• [Task data]
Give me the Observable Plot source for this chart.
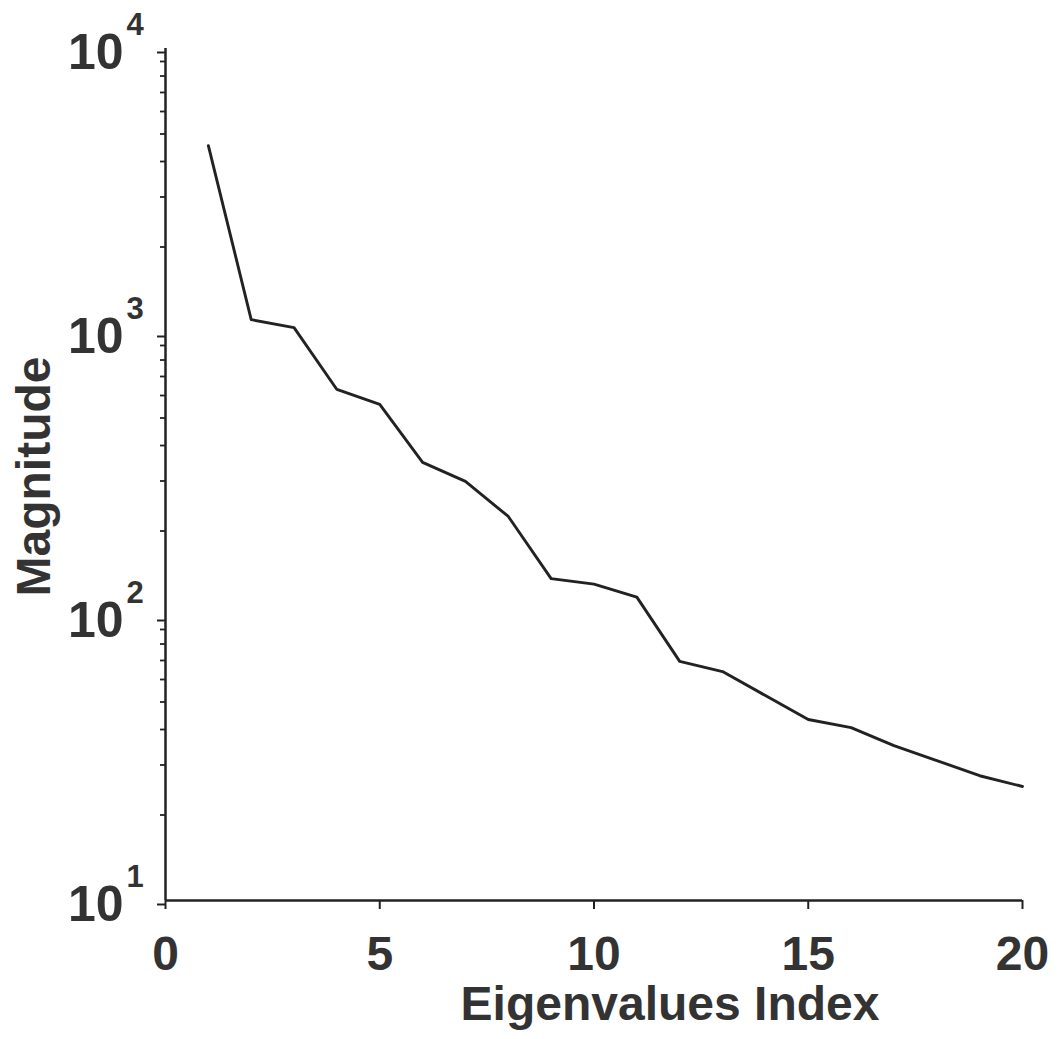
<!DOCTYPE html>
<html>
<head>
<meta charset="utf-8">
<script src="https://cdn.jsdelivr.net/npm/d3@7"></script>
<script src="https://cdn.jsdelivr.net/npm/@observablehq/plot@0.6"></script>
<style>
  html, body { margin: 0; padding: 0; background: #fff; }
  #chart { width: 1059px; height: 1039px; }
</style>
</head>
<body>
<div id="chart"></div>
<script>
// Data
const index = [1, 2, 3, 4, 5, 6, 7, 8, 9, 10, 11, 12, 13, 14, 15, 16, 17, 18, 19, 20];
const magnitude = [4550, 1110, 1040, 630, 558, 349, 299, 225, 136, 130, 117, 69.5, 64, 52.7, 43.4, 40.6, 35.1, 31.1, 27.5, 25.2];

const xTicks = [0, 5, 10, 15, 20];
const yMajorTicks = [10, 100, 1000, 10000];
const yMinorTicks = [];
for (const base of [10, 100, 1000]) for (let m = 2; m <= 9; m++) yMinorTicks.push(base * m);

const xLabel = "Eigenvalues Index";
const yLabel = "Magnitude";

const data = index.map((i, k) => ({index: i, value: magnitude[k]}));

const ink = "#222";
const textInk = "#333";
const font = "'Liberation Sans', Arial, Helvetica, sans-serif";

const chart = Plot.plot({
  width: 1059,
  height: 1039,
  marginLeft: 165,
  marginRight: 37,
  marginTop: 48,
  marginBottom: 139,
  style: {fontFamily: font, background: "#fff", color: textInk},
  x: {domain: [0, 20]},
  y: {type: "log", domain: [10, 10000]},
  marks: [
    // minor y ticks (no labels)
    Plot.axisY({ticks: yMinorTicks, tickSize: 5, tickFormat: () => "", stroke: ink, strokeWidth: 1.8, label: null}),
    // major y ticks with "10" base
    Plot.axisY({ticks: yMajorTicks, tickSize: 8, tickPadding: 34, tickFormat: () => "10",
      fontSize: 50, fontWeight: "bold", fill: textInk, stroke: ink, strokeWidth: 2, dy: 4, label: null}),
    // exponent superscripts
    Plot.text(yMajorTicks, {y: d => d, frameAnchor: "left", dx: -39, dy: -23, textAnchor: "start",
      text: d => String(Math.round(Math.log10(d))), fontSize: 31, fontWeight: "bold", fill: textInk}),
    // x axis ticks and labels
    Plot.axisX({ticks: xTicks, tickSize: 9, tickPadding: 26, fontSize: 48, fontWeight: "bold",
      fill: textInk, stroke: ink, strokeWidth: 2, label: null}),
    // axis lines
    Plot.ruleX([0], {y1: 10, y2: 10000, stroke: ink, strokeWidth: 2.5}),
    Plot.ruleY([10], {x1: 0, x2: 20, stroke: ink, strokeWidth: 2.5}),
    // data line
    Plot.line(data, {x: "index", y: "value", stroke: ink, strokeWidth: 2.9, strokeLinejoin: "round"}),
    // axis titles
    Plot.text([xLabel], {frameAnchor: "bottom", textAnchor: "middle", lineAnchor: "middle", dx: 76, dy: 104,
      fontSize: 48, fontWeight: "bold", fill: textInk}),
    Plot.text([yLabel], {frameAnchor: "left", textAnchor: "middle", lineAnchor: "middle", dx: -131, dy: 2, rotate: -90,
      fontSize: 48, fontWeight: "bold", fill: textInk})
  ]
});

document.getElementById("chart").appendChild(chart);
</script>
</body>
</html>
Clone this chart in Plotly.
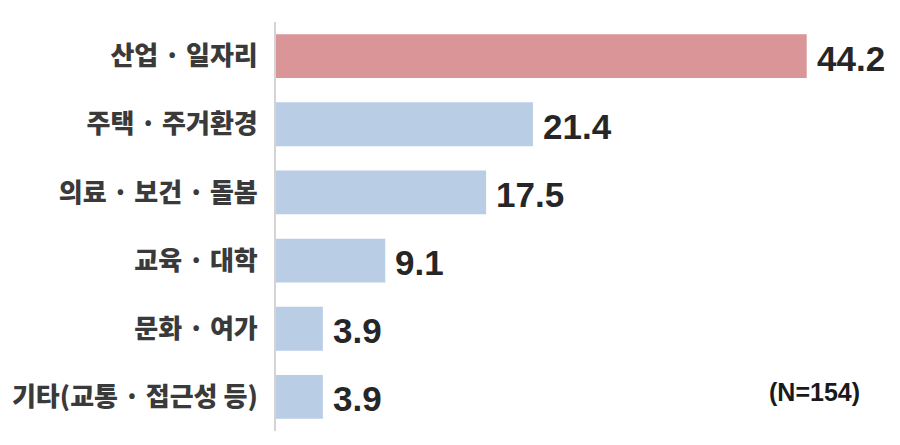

• [Stated exercise]
Exclude the images and reproduce the remaining data exactly.

• [Exercise answer]
Give me the Observable Plot source for this chart.
<!DOCTYPE html>
<html>
<head>
<meta charset="utf-8">
<script src="https://cdn.jsdelivr.net/npm/d3@7"></script>
<script src="https://cdn.jsdelivr.net/npm/@observablehq/plot@0.6"></script>
<style>
  html, body { margin: 0; padding: 0; background: #fff; }
  #chart { width: 1059px; height: 1039px; }
</style>
</head>
<body>
<div id="chart"></div>
<script>
// Data
const index = [1, 2, 3, 4, 5, 6, 7, 8, 9, 10, 11, 12, 13, 14, 15, 16, 17, 18, 19, 20];
const magnitude = [4550, 1110, 1040, 630, 558, 349, 299, 225, 136, 130, 117, 69.5, 64, 52.7, 43.4, 40.6, 35.1, 31.1, 27.5, 25.2];

const xTicks = [0, 5, 10, 15, 20];
const yMajorTicks = [10, 100, 1000, 10000];
const yMinorTicks = [];
for (const base of [10, 100, 1000]) for (let m = 2; m <= 9; m++) yMinorTicks.push(base * m);

const xLabel = "Eigenvalues Index";
const yLabel = "Magnitude";

const data = index.map((i, k) => ({index: i, value: magnitude[k]}));

const ink = "#222";
const textInk = "#333";
const font = "'Liberation Sans', Arial, Helvetica, sans-serif";

const chart = Plot.plot({
  width: 1059,
  height: 1039,
  marginLeft: 165,
  marginRight: 37,
  marginTop: 48,
  marginBottom: 139,
  style: {fontFamily: font, background: "#fff", color: textInk},
  x: {domain: [0, 20]},
  y: {type: "log", domain: [10, 10000]},
  marks: [
    // minor y ticks (no labels)
    Plot.axisY({ticks: yMinorTicks, tickSize: 5, tickFormat: () => "", stroke: ink, strokeWidth: 1.8, label: null}),
    // major y ticks with "10" base
    Plot.axisY({ticks: yMajorTicks, tickSize: 8, tickPadding: 34, tickFormat: () => "10",
      fontSize: 50, fontWeight: "bold", fill: textInk, stroke: ink, strokeWidth: 2, dy: 4, label: null}),
    // exponent superscripts
    Plot.text(yMajorTicks, {y: d => d, frameAnchor: "left", dx: -39, dy: -23, textAnchor: "start",
      text: d => String(Math.round(Math.log10(d))), fontSize: 31, fontWeight: "bold", fill: textInk}),
    // x axis ticks and labels
    Plot.axisX({ticks: xTicks, tickSize: 9, tickPadding: 26, fontSize: 48, fontWeight: "bold",
      fill: textInk, stroke: ink, strokeWidth: 2, label: null}),
    // axis lines
    Plot.ruleX([0], {y1: 10, y2: 10000, stroke: ink, strokeWidth: 2.5}),
    Plot.ruleY([10], {x1: 0, x2: 20, stroke: ink, strokeWidth: 2.5}),
    // data line
    Plot.line(data, {x: "index", y: "value", stroke: ink, strokeWidth: 2.9, strokeLinejoin: "round"}),
    // axis titles
    Plot.text([xLabel], {frameAnchor: "bottom", textAnchor: "middle", lineAnchor: "middle", dx: 76, dy: 104,
      fontSize: 48, fontWeight: "bold", fill: textInk}),
    Plot.text([yLabel], {frameAnchor: "left", textAnchor: "middle", lineAnchor: "middle", dx: -131, dy: 2, rotate: -90,
      fontSize: 48, fontWeight: "bold", fill: textInk})
  ]
});

document.getElementById("chart").appendChild(chart);
</script>
</body>
</html>
Clone this chart in Plotly.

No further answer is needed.